The Motley Fool Discussion Boards

Previous Page

CAPS / Lessons from CAPS


Subject:  Re: Going Short on Name Brands... Date:  11/7/2006  3:05 PM
Author:  Steve819 Number:  23 of 188


The problem with companies that have real revenues and real management, but simply sky high expectations and valuations, is that it often takes a while for the market to reach the same conclusion that our "jenius" minds have reached already. Witness RHAT as an example, it was crazy overvalued, but only until Oracle stepped into the game, and it missed earnings did the stock plummet.

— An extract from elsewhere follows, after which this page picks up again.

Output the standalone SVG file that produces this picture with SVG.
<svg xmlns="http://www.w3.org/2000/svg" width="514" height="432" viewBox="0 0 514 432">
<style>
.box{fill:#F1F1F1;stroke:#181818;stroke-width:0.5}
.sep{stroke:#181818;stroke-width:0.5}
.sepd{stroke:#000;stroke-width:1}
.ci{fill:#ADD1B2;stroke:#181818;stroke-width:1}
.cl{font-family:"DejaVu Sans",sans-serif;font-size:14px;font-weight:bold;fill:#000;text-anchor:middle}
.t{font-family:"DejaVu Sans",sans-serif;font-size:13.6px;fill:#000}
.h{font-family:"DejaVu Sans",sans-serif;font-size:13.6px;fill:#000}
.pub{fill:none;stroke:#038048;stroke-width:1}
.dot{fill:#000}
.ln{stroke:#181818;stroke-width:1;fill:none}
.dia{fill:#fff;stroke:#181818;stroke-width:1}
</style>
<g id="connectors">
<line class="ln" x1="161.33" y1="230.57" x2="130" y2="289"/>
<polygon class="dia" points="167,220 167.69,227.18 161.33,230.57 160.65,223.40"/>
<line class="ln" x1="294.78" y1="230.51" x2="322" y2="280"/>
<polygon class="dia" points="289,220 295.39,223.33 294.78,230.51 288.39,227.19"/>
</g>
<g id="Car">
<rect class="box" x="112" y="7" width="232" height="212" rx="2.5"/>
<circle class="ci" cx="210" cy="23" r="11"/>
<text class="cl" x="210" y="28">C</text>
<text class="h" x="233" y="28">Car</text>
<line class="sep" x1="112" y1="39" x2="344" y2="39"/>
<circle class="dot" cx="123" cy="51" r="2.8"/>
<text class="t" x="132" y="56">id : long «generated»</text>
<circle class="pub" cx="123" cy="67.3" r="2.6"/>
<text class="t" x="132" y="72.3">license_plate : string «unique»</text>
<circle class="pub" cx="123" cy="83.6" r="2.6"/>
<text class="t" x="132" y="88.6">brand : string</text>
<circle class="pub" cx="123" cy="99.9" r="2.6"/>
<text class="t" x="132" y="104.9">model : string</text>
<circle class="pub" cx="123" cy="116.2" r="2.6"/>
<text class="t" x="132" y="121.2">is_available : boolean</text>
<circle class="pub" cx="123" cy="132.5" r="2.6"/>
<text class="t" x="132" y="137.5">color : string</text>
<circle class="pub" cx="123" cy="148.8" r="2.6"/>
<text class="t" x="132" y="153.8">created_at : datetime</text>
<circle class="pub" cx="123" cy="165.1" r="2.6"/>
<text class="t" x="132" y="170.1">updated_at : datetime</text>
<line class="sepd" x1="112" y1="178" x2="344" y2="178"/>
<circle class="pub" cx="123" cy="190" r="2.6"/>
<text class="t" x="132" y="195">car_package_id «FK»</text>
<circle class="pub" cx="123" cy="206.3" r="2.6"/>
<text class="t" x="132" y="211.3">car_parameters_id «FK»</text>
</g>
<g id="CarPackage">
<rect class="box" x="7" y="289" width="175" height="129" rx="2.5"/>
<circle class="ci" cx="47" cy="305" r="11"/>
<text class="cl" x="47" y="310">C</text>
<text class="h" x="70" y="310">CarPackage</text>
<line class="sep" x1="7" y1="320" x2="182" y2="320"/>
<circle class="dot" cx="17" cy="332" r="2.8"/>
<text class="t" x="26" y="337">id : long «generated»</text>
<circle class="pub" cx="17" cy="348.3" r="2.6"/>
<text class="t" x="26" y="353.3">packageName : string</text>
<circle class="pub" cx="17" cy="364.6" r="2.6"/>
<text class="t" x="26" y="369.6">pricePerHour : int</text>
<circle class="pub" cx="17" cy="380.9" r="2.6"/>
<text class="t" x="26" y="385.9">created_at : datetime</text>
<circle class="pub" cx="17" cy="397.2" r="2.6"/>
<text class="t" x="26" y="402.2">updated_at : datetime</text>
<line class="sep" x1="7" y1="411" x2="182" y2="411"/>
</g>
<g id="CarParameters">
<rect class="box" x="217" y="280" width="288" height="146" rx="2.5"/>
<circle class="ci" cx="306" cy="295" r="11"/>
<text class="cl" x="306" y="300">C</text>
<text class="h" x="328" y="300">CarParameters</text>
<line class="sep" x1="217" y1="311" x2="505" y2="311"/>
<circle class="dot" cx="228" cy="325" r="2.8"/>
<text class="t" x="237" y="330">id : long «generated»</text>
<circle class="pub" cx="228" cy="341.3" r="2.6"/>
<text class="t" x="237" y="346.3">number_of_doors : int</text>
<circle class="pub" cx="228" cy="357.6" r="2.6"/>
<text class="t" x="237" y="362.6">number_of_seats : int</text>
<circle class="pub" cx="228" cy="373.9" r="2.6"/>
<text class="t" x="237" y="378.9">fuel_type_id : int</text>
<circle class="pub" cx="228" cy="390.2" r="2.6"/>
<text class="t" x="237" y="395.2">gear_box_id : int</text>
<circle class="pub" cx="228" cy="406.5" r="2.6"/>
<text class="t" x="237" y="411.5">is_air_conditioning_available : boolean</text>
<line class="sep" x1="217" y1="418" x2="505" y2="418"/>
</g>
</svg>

The CAPS players that shorts these types of stocks has to be a little more patient, and have a little more conviction behind his thesis to obtain winning results. An added bonus is the fact that many of the crap companies are heavily picked to underperform, so shorting wildly overvalued brand names often allow you to pick up massive points on leaders (sometimes, not in all cases).

I think the best players rarely end loser picks because once it goes past -5, your accuracy has already taken the hit. The only risk beyond -5 points is the points, but there is always the chance that unless the story has changed materially, the stock will come back. Since points are somewhat easier to pick up than accuracy, many players leave the loser pick as active because the damage is done to the score, and the potential upside looks better.